## WRITTEN REQUEST
Extract the text of each entry below exactly, leaving every image behind.

+++ DATASET EXTRACT +++

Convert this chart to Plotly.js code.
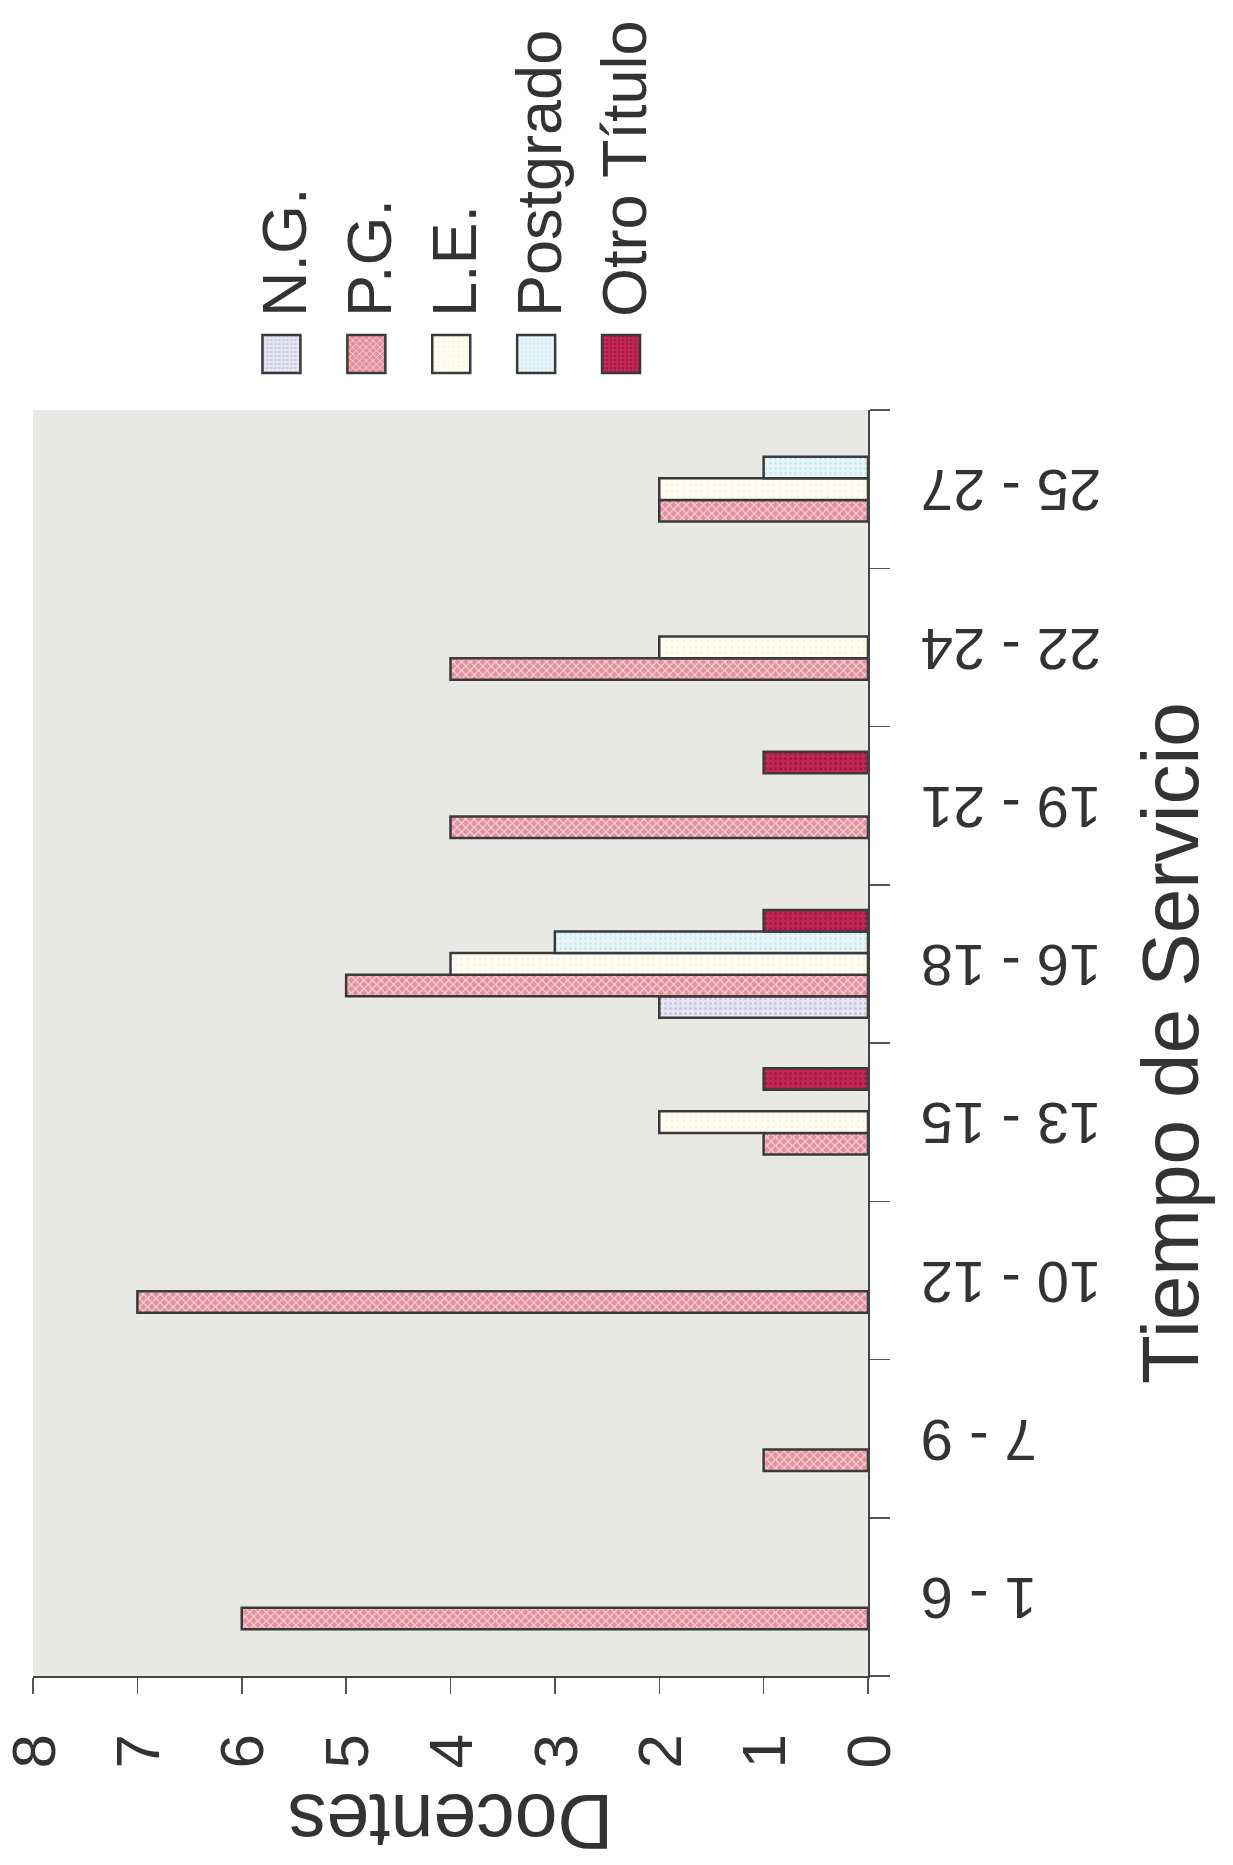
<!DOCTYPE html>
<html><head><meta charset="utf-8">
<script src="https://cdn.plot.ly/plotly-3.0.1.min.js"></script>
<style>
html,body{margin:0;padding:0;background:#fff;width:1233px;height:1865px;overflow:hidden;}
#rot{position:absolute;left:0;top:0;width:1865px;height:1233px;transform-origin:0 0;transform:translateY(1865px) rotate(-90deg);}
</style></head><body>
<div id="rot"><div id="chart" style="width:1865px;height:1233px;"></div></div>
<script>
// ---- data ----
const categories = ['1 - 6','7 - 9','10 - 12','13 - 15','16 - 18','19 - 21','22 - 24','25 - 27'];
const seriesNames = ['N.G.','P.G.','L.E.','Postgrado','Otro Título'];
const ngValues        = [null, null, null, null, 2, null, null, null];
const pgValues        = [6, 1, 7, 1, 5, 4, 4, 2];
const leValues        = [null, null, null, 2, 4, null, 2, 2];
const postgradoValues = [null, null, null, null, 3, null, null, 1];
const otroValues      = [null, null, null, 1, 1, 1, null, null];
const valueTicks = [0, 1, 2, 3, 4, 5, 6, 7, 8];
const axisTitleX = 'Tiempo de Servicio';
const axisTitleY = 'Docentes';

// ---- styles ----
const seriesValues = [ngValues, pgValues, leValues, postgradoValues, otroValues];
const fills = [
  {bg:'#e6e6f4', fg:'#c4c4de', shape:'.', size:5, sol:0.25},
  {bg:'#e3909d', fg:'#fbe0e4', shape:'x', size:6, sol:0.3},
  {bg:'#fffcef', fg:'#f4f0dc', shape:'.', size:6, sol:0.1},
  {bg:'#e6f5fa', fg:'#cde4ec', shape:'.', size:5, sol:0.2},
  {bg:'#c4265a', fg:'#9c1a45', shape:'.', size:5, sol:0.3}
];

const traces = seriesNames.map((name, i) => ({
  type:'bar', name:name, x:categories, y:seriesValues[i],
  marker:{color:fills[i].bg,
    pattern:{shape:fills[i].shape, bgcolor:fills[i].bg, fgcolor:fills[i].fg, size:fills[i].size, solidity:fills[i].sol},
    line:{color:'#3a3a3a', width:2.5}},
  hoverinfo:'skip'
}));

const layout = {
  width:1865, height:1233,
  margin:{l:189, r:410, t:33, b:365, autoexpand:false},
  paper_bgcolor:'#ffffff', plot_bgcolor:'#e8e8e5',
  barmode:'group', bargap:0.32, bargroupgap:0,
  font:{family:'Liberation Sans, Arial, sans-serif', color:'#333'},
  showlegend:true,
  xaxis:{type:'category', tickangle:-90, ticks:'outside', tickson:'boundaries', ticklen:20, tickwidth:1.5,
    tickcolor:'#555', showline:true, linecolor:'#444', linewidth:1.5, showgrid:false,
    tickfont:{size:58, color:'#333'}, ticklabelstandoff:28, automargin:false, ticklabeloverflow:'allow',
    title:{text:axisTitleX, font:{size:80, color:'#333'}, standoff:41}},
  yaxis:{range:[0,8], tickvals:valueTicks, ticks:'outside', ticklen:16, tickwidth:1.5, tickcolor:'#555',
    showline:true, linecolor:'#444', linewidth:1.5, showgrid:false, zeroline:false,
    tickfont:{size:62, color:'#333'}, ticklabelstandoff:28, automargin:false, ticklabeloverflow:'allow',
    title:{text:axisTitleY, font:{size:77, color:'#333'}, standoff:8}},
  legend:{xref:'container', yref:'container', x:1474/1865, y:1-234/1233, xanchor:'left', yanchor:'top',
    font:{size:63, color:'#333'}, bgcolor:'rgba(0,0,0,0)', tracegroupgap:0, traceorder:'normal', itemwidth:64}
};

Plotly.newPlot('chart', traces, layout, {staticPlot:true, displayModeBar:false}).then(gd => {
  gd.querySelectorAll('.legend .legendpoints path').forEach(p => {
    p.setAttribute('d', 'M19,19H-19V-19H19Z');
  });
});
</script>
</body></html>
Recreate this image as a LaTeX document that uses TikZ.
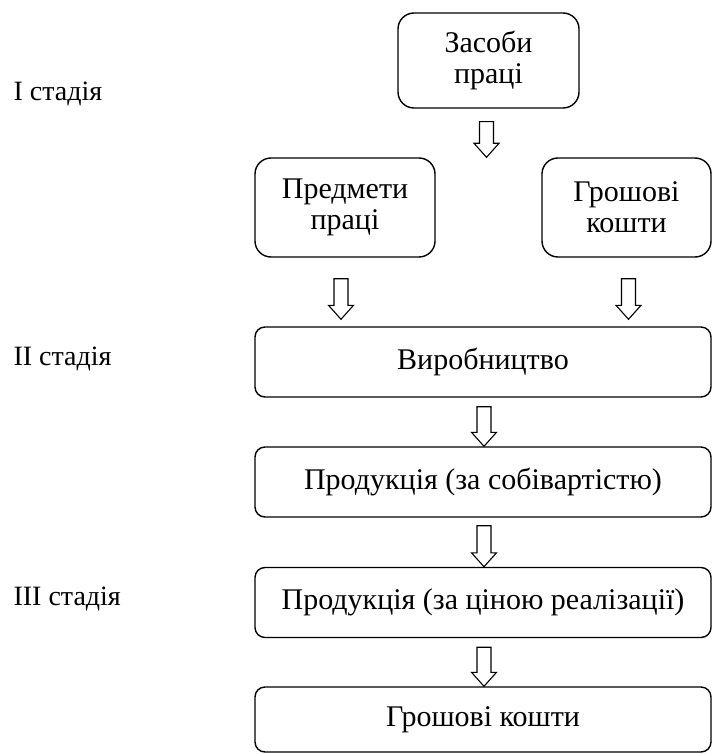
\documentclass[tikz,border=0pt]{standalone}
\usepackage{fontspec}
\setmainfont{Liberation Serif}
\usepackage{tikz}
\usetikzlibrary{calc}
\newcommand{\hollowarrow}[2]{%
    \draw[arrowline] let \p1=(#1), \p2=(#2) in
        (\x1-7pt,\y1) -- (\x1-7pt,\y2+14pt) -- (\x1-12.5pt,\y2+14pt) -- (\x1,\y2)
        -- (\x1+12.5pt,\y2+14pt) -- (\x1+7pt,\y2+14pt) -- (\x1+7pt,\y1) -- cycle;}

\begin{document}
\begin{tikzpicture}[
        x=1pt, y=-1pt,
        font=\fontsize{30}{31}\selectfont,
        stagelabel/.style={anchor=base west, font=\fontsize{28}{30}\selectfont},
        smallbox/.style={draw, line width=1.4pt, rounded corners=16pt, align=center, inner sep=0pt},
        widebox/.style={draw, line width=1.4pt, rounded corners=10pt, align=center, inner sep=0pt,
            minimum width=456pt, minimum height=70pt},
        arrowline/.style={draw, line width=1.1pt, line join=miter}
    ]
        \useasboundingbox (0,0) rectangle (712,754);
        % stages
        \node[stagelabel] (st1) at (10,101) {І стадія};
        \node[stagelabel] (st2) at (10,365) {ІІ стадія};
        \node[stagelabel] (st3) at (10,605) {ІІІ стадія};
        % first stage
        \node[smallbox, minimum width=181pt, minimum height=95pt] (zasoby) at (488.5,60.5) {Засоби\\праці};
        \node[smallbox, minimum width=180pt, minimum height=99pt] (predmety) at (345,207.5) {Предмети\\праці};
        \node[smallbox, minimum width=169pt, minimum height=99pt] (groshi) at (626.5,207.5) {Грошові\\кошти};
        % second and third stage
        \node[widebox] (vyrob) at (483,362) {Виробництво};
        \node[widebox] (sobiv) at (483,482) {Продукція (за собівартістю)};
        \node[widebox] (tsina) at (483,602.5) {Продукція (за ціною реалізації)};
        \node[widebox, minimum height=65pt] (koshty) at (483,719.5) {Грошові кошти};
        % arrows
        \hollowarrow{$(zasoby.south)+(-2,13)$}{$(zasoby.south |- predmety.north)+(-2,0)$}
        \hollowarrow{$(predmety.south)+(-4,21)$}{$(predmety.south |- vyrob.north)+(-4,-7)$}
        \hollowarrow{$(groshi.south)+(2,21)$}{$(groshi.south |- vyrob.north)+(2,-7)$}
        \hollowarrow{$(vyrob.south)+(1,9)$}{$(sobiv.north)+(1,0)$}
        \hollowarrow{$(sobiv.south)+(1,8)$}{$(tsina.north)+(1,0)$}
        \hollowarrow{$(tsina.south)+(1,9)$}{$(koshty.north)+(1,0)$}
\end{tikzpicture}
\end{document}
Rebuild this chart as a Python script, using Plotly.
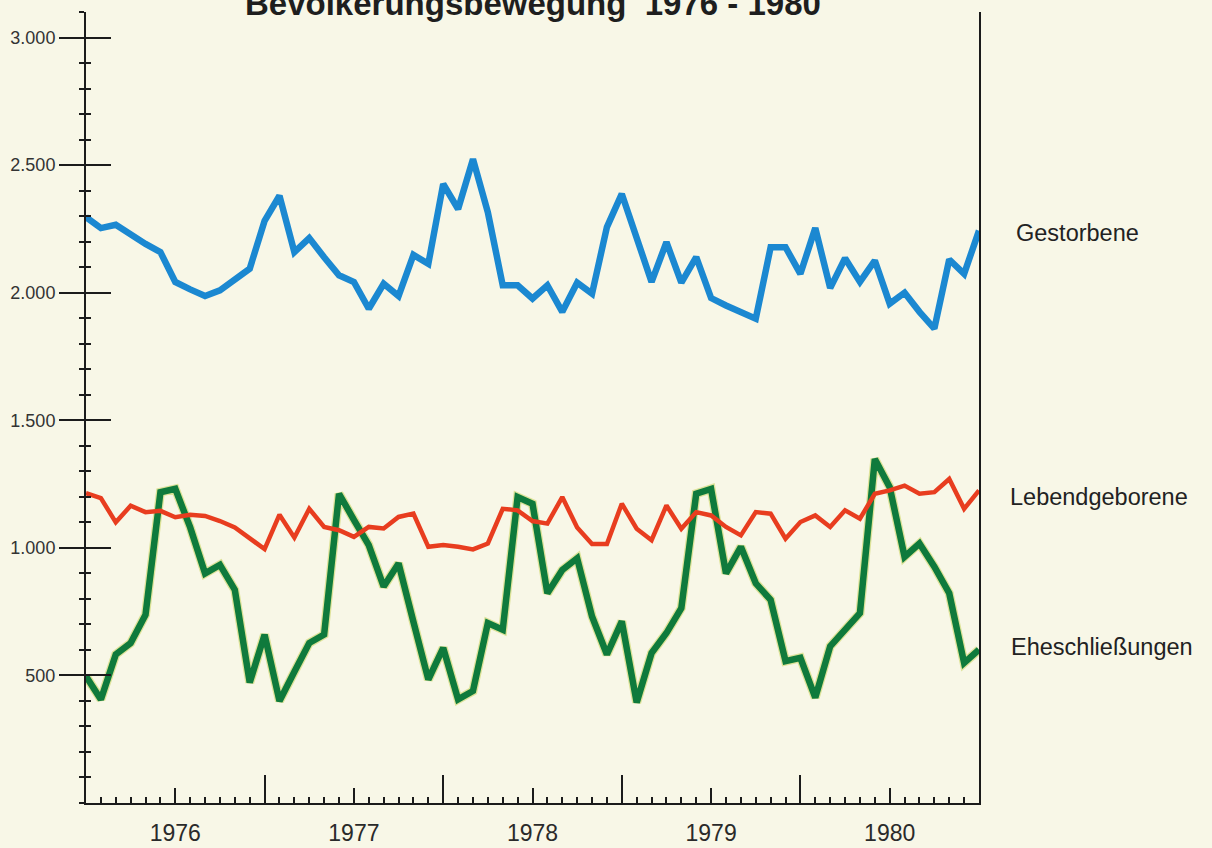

+++

## OUTPUT OF THE TASK
Convert this chart to Plotly.js code.
<!DOCTYPE html>
<html><head><meta charset="utf-8">
<script src="https://cdn.plot.ly/plotly-3.0.1.min.js"></script>
<style>
html,body{margin:0;padding:0;background:#fff;width:1233px;height:1865px;overflow:hidden;}
#rot{position:absolute;left:0;top:0;width:1865px;height:1233px;transform-origin:0 0;transform:translateY(1865px) rotate(-90deg);}
</style></head><body>
<div id="rot"><div id="chart" style="width:1865px;height:1233px;"></div></div>
<script>
// ---- data ----
const categories = ['1 - 6','7 - 9','10 - 12','13 - 15','16 - 18','19 - 21','22 - 24','25 - 27'];
const seriesNames = ['N.G.','P.G.','L.E.','Postgrado','Otro Título'];
const ngValues        = [null, null, null, null, 2, null, null, null];
const pgValues        = [6, 1, 7, 1, 5, 4, 4, 2];
const leValues        = [null, null, null, 2, 4, null, 2, 2];
const postgradoValues = [null, null, null, null, 3, null, null, 1];
const otroValues      = [null, null, null, 1, 1, 1, null, null];
const valueTicks = [0, 1, 2, 3, 4, 5, 6, 7, 8];
const axisTitleX = 'Tiempo de Servicio';
const axisTitleY = 'Docentes';

// ---- styles ----
const seriesValues = [ngValues, pgValues, leValues, postgradoValues, otroValues];
const fills = [
  {bg:'#e6e6f4', fg:'#c4c4de', shape:'.', size:5, sol:0.25},
  {bg:'#e3909d', fg:'#fbe0e4', shape:'x', size:6, sol:0.3},
  {bg:'#fffcef', fg:'#f4f0dc', shape:'.', size:6, sol:0.1},
  {bg:'#e6f5fa', fg:'#cde4ec', shape:'.', size:5, sol:0.2},
  {bg:'#c4265a', fg:'#9c1a45', shape:'.', size:5, sol:0.3}
];

const traces = seriesNames.map((name, i) => ({
  type:'bar', name:name, x:categories, y:seriesValues[i],
  marker:{color:fills[i].bg,
    pattern:{shape:fills[i].shape, bgcolor:fills[i].bg, fgcolor:fills[i].fg, size:fills[i].size, solidity:fills[i].sol},
    line:{color:'#3a3a3a', width:2.5}},
  hoverinfo:'skip'
}));

const layout = {
  width:1865, height:1233,
  margin:{l:189, r:410, t:33, b:365, autoexpand:false},
  paper_bgcolor:'#ffffff', plot_bgcolor:'#e8e8e5',
  barmode:'group', bargap:0.32, bargroupgap:0,
  font:{family:'Liberation Sans, Arial, sans-serif', color:'#333'},
  showlegend:true,
  xaxis:{type:'category', tickangle:-90, ticks:'outside', tickson:'boundaries', ticklen:20, tickwidth:1.5,
    tickcolor:'#555', showline:true, linecolor:'#444', linewidth:1.5, showgrid:false,
    tickfont:{size:58, color:'#333'}, ticklabelstandoff:28, automargin:false, ticklabeloverflow:'allow',
    title:{text:axisTitleX, font:{size:80, color:'#333'}, standoff:41}},
  yaxis:{range:[0,8], tickvals:valueTicks, ticks:'outside', ticklen:16, tickwidth:1.5, tickcolor:'#555',
    showline:true, linecolor:'#444', linewidth:1.5, showgrid:false, zeroline:false,
    tickfont:{size:62, color:'#333'}, ticklabelstandoff:28, automargin:false, ticklabeloverflow:'allow',
    title:{text:axisTitleY, font:{size:77, color:'#333'}, standoff:8}},
  legend:{xref:'container', yref:'container', x:1474/1865, y:1-234/1233, xanchor:'left', yanchor:'top',
    font:{size:63, color:'#333'}, bgcolor:'rgba(0,0,0,0)', tracegroupgap:0, traceorder:'normal', itemwidth:64}
};

Plotly.newPlot('chart', traces, layout, {staticPlot:true, displayModeBar:false}).then(gd => {
  gd.querySelectorAll('.legend .legendpoints path').forEach(p => {
    p.setAttribute('d', 'M19,19H-19V-19H19Z');
  });
});
</script>
</body></html>
Recreate this image as a LaTeX document that uses TikZ.
\documentclass[tikz,border=0pt]{standalone}
\usepackage{fontspec}
\setmainfont{Liberation Serif}
\usepackage{tikz}
\usetikzlibrary{calc}
\newcommand{\hollowarrow}[2]{%
    \draw[arrowline] let \p1=(#1), \p2=(#2) in
        (\x1-7pt,\y1) -- (\x1-7pt,\y2+14pt) -- (\x1-12.5pt,\y2+14pt) -- (\x1,\y2)
        -- (\x1+12.5pt,\y2+14pt) -- (\x1+7pt,\y2+14pt) -- (\x1+7pt,\y1) -- cycle;}

\begin{document}
\begin{tikzpicture}[
        x=1pt, y=-1pt,
        font=\fontsize{30}{31}\selectfont,
        stagelabel/.style={anchor=base west, font=\fontsize{28}{30}\selectfont},
        smallbox/.style={draw, line width=1.4pt, rounded corners=16pt, align=center, inner sep=0pt},
        widebox/.style={draw, line width=1.4pt, rounded corners=10pt, align=center, inner sep=0pt,
            minimum width=456pt, minimum height=70pt},
        arrowline/.style={draw, line width=1.1pt, line join=miter}
    ]
        \useasboundingbox (0,0) rectangle (712,754);
        % stages
        \node[stagelabel] (st1) at (10,101) {І стадія};
        \node[stagelabel] (st2) at (10,365) {ІІ стадія};
        \node[stagelabel] (st3) at (10,605) {ІІІ стадія};
        % first stage
        \node[smallbox, minimum width=181pt, minimum height=95pt] (zasoby) at (488.5,60.5) {Засоби\\праці};
        \node[smallbox, minimum width=180pt, minimum height=99pt] (predmety) at (345,207.5) {Предмети\\праці};
        \node[smallbox, minimum width=169pt, minimum height=99pt] (groshi) at (626.5,207.5) {Грошові\\кошти};
        % second and third stage
        \node[widebox] (vyrob) at (483,362) {Виробництво};
        \node[widebox] (sobiv) at (483,482) {Продукція (за собівартістю)};
        \node[widebox] (tsina) at (483,602.5) {Продукція (за ціною реалізації)};
        \node[widebox, minimum height=65pt] (koshty) at (483,719.5) {Грошові кошти};
        % arrows
        \hollowarrow{$(zasoby.south)+(-2,13)$}{$(zasoby.south |- predmety.north)+(-2,0)$}
        \hollowarrow{$(predmety.south)+(-4,21)$}{$(predmety.south |- vyrob.north)+(-4,-7)$}
        \hollowarrow{$(groshi.south)+(2,21)$}{$(groshi.south |- vyrob.north)+(2,-7)$}
        \hollowarrow{$(vyrob.south)+(1,9)$}{$(sobiv.north)+(1,0)$}
        \hollowarrow{$(sobiv.south)+(1,8)$}{$(tsina.north)+(1,0)$}
        \hollowarrow{$(tsina.south)+(1,9)$}{$(koshty.north)+(1,0)$}
\end{tikzpicture}
\end{document}
Rebuild this chart as a Python script, using Plotly.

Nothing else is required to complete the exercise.